— GOAL OF THE EXERCISE —
Give nothing except the number of lines containing the word "this".
— BEGIN DATASET —
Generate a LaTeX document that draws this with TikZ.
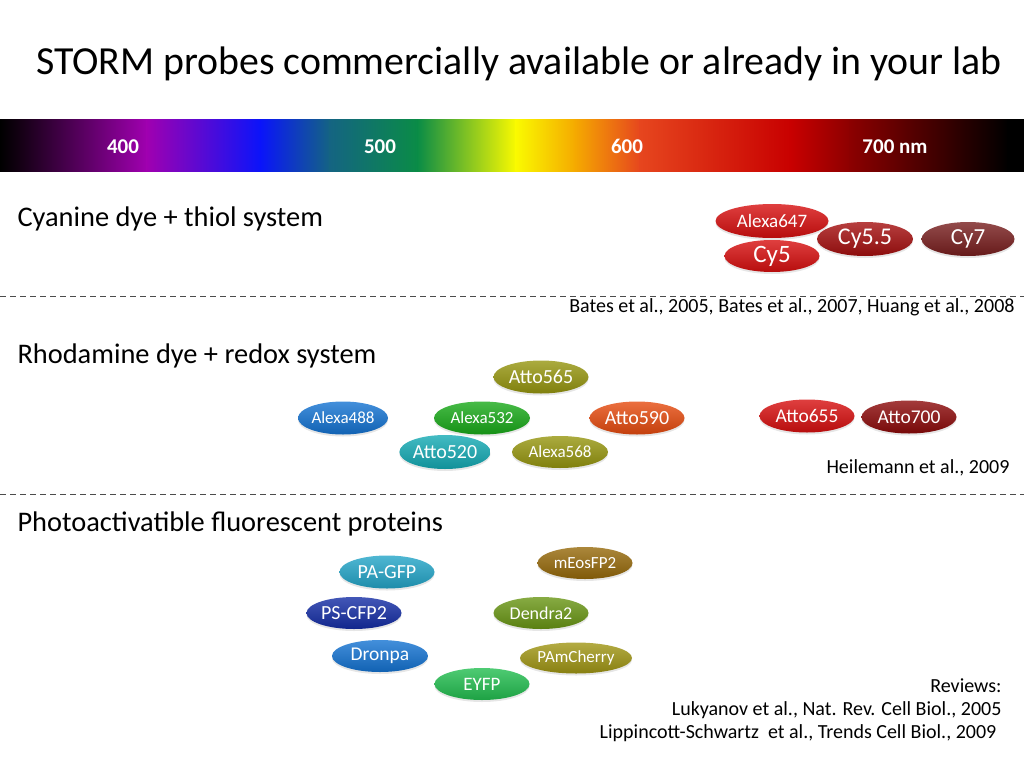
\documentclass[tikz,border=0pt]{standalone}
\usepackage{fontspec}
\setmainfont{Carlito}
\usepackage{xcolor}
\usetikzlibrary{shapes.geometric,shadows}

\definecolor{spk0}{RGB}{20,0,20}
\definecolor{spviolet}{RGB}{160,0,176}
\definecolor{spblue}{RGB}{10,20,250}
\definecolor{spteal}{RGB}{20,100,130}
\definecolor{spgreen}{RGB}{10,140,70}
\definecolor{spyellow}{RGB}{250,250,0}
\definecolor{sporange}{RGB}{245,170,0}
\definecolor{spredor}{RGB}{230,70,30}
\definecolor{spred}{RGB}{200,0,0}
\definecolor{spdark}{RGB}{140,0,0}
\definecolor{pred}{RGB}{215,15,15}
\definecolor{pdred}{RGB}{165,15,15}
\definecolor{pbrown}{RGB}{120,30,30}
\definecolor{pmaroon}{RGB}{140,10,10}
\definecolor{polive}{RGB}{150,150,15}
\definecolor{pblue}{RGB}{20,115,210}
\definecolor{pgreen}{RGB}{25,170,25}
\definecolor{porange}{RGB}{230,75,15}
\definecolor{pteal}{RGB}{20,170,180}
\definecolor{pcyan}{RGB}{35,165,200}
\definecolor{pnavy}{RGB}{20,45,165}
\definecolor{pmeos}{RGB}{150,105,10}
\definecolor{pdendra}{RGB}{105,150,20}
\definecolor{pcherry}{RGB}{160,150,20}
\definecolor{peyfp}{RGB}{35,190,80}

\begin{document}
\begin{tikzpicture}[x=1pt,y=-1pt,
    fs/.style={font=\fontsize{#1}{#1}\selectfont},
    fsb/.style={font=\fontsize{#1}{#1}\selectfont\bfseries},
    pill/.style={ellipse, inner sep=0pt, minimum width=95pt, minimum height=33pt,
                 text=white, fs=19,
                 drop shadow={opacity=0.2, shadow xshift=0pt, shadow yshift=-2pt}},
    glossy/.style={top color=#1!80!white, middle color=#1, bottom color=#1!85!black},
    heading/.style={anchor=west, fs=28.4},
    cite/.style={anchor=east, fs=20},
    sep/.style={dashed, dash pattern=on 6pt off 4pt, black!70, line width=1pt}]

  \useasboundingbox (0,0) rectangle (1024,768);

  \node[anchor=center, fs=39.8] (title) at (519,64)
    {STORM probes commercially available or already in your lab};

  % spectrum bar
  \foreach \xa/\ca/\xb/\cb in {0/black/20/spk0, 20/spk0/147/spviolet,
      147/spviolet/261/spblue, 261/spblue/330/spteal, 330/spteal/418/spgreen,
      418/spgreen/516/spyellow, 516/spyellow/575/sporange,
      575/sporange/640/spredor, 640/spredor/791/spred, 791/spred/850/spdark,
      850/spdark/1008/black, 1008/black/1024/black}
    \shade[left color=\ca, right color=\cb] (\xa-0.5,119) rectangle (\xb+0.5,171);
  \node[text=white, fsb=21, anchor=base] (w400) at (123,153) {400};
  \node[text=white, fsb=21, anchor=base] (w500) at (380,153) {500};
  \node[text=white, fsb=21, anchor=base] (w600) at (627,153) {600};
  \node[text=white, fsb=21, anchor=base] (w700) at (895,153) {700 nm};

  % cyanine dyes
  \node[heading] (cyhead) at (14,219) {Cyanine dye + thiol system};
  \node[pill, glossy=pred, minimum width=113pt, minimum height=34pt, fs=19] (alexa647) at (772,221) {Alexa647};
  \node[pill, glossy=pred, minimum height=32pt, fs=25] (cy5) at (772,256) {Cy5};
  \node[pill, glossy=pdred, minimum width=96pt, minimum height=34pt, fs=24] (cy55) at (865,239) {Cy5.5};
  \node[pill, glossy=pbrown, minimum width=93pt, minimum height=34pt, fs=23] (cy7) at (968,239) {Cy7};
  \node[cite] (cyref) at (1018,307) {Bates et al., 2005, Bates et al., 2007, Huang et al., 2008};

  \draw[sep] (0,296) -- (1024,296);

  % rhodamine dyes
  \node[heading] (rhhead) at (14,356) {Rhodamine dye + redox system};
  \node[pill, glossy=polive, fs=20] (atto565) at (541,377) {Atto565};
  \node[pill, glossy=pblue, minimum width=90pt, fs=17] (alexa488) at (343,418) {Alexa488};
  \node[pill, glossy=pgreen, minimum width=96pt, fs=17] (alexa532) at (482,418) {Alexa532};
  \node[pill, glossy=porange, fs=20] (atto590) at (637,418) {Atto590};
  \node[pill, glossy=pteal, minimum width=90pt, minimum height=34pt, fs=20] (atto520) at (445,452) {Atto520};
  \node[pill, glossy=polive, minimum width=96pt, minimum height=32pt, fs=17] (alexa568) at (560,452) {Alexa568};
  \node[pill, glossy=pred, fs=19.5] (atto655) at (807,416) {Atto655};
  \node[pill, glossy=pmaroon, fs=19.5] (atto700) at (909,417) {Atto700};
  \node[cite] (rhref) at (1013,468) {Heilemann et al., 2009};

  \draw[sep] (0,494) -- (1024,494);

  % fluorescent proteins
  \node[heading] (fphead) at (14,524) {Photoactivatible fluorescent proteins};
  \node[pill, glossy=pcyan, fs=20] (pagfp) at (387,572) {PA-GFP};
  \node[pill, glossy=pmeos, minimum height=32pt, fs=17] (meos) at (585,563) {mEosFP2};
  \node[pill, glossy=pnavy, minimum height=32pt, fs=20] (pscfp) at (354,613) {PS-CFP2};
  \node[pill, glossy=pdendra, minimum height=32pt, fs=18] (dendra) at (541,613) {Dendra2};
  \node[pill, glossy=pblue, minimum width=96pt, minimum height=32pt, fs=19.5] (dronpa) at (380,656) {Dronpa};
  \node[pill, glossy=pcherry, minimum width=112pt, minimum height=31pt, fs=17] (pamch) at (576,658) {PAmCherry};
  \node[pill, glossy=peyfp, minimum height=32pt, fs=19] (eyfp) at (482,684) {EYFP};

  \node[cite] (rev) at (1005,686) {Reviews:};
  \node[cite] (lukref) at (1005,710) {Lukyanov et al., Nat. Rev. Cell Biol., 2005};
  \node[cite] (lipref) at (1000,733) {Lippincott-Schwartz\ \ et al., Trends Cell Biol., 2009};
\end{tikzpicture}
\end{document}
— END DATASET —
— BEGIN DATASET —
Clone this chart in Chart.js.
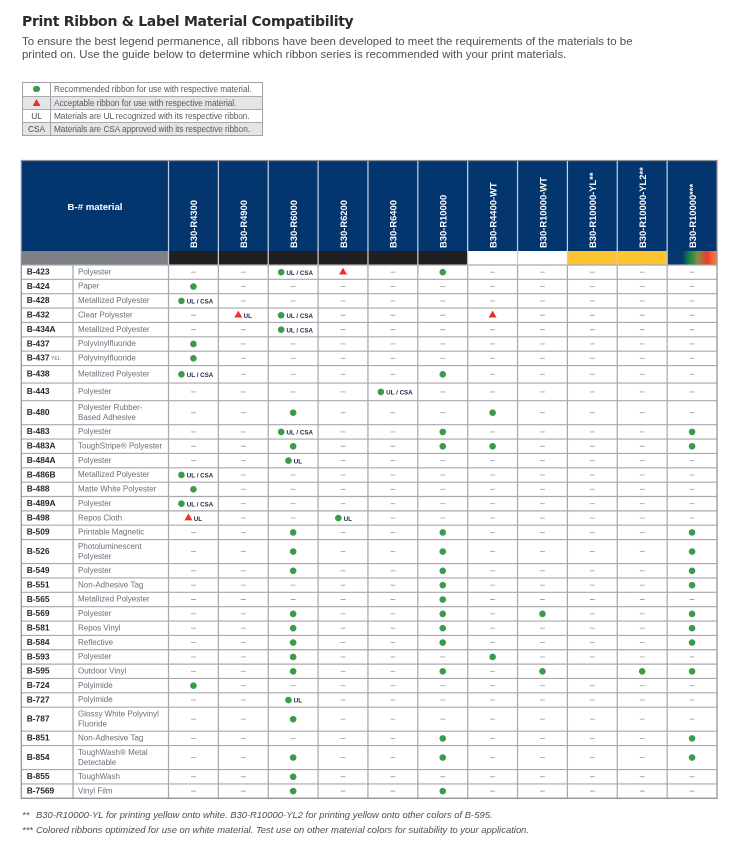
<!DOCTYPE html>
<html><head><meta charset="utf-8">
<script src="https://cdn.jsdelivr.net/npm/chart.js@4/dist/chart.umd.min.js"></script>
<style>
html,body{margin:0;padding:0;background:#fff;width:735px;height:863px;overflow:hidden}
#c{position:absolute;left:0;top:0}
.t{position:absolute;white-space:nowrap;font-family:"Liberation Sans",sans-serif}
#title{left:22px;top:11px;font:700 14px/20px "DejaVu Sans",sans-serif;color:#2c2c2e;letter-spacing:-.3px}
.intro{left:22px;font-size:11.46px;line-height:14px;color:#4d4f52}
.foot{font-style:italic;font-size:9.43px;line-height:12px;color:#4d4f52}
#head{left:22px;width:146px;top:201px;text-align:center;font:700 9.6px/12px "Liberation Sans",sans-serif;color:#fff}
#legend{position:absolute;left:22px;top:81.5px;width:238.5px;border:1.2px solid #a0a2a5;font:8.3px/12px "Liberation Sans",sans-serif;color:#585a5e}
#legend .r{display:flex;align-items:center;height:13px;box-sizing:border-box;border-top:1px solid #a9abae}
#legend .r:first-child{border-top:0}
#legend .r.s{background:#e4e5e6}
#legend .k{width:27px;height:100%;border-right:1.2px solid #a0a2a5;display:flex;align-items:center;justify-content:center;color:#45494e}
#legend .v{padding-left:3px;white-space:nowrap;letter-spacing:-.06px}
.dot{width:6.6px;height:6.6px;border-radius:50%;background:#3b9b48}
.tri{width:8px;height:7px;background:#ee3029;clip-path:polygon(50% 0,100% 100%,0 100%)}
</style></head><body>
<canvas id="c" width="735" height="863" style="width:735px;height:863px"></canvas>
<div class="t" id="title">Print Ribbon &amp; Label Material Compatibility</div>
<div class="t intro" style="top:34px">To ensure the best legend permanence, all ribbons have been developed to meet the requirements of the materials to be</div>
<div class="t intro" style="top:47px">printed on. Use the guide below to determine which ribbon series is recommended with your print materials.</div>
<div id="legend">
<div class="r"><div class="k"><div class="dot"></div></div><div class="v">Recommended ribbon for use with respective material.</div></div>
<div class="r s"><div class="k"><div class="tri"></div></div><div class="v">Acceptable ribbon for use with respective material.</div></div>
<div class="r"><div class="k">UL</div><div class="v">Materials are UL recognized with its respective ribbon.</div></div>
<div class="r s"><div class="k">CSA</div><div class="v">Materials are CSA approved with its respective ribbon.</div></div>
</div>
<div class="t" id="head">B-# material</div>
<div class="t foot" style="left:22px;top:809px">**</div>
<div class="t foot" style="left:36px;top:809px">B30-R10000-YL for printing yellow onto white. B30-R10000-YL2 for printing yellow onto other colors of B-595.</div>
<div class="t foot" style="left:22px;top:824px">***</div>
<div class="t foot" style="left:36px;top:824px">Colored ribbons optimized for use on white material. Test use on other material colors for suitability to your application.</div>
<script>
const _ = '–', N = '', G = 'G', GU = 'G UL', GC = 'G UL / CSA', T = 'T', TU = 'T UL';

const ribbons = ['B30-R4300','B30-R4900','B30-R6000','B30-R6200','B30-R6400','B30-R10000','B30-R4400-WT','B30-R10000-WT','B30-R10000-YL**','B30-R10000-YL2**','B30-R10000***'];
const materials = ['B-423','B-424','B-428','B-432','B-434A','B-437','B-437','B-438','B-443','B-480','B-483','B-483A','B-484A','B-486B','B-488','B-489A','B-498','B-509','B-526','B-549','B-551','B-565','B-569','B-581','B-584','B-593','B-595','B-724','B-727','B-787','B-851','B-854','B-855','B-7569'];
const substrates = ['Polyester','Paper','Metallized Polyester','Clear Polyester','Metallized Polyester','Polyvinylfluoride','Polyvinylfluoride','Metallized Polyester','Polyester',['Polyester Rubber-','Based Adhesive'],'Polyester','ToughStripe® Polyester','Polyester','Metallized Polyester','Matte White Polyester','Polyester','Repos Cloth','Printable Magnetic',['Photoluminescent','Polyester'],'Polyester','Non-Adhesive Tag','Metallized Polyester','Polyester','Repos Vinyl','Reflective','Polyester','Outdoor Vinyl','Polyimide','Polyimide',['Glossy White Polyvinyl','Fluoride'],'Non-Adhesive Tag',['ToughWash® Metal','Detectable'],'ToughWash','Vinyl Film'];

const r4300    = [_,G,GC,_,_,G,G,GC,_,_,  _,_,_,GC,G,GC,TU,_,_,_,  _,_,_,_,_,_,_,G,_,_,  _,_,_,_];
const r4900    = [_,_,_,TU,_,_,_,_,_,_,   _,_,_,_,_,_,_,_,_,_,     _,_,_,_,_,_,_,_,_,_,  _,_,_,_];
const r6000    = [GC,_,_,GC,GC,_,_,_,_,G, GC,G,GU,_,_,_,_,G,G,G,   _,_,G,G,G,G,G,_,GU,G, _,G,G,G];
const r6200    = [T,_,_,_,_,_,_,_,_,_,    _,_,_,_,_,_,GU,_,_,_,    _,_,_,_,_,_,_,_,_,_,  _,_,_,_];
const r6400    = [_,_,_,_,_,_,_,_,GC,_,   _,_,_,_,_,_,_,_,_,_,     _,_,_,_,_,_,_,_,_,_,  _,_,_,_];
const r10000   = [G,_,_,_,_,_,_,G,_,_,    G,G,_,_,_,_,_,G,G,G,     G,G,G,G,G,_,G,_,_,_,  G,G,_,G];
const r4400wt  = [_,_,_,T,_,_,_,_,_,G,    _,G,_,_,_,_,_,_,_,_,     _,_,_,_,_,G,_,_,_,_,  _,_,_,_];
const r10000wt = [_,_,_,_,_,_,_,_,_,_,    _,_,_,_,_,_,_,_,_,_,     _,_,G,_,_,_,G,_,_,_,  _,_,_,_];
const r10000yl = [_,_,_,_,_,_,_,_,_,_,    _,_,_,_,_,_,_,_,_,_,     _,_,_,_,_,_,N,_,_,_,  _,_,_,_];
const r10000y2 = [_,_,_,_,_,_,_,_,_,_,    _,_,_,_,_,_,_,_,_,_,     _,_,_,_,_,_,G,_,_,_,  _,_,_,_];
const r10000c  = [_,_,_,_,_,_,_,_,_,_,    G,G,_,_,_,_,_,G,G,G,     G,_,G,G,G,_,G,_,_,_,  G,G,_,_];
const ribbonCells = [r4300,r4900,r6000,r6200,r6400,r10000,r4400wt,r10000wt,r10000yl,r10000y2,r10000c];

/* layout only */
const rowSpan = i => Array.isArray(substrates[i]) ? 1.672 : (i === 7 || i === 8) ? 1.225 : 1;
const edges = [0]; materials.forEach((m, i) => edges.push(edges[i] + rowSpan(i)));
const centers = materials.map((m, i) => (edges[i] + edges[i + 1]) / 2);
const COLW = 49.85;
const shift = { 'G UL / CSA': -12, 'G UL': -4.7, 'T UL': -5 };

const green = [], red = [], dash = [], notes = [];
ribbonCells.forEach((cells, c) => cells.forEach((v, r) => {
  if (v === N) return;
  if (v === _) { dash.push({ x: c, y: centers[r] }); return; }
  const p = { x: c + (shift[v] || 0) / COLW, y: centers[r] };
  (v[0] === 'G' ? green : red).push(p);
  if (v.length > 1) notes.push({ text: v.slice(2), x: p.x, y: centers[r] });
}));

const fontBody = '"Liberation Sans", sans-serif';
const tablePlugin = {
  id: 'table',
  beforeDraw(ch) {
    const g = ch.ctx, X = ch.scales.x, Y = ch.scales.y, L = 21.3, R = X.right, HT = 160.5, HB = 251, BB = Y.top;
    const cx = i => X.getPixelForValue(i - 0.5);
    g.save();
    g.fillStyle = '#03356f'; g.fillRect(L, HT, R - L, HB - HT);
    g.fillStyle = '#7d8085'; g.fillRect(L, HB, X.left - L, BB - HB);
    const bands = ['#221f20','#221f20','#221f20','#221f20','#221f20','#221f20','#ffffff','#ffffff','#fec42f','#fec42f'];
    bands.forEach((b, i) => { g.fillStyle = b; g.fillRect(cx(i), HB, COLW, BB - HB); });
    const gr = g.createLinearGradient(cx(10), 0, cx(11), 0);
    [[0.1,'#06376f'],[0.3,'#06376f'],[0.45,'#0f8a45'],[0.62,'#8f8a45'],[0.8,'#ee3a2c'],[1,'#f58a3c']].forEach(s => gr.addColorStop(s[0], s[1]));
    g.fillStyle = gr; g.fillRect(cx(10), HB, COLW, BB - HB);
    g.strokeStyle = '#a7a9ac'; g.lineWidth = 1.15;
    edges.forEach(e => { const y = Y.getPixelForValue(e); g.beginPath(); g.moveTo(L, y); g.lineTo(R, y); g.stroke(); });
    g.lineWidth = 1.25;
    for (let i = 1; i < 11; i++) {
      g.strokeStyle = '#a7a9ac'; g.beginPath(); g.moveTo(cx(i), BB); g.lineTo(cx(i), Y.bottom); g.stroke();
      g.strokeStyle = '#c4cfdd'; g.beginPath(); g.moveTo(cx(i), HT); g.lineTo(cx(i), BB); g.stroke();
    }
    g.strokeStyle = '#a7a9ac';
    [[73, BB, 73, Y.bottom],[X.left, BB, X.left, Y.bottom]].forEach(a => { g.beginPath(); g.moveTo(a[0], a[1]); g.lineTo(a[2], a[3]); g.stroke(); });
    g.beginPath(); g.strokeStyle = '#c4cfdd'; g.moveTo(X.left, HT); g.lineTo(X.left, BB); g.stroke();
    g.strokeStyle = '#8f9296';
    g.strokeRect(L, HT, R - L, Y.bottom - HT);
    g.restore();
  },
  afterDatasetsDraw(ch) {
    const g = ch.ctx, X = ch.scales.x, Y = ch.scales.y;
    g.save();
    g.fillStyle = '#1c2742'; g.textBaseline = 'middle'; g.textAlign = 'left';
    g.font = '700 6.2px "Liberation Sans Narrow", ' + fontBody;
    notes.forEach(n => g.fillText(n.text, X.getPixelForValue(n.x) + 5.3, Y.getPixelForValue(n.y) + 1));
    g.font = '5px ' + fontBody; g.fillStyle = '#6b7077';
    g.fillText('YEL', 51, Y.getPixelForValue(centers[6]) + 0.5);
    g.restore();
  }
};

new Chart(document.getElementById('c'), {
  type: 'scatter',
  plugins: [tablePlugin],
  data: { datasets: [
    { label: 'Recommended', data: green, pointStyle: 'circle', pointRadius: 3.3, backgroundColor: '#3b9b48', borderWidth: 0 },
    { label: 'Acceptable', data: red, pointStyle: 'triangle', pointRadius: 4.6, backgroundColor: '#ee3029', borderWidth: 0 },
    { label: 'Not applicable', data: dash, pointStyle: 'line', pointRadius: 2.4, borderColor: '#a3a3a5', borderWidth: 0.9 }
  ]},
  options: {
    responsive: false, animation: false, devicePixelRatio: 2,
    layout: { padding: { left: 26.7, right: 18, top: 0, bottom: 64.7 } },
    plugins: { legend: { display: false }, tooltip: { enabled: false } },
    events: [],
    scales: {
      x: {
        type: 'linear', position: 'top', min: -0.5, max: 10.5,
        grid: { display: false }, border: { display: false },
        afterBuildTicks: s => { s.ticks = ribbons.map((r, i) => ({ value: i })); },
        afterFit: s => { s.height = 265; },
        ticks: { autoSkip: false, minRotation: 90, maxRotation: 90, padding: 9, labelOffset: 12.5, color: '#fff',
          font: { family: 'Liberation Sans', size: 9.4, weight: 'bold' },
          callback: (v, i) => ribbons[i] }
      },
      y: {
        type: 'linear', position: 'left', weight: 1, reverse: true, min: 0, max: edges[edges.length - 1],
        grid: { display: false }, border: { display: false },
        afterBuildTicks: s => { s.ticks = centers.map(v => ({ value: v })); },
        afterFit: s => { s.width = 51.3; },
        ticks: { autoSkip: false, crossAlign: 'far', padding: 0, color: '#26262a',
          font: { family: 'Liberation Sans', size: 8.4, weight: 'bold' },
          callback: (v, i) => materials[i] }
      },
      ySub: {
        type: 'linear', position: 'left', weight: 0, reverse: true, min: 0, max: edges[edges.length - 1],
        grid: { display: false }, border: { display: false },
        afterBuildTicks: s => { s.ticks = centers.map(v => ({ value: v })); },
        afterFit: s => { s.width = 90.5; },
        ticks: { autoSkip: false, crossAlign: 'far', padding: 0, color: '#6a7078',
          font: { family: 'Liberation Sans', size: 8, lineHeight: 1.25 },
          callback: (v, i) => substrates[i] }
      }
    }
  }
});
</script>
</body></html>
— END DATASET —
— EXERCISE ANSWER —
2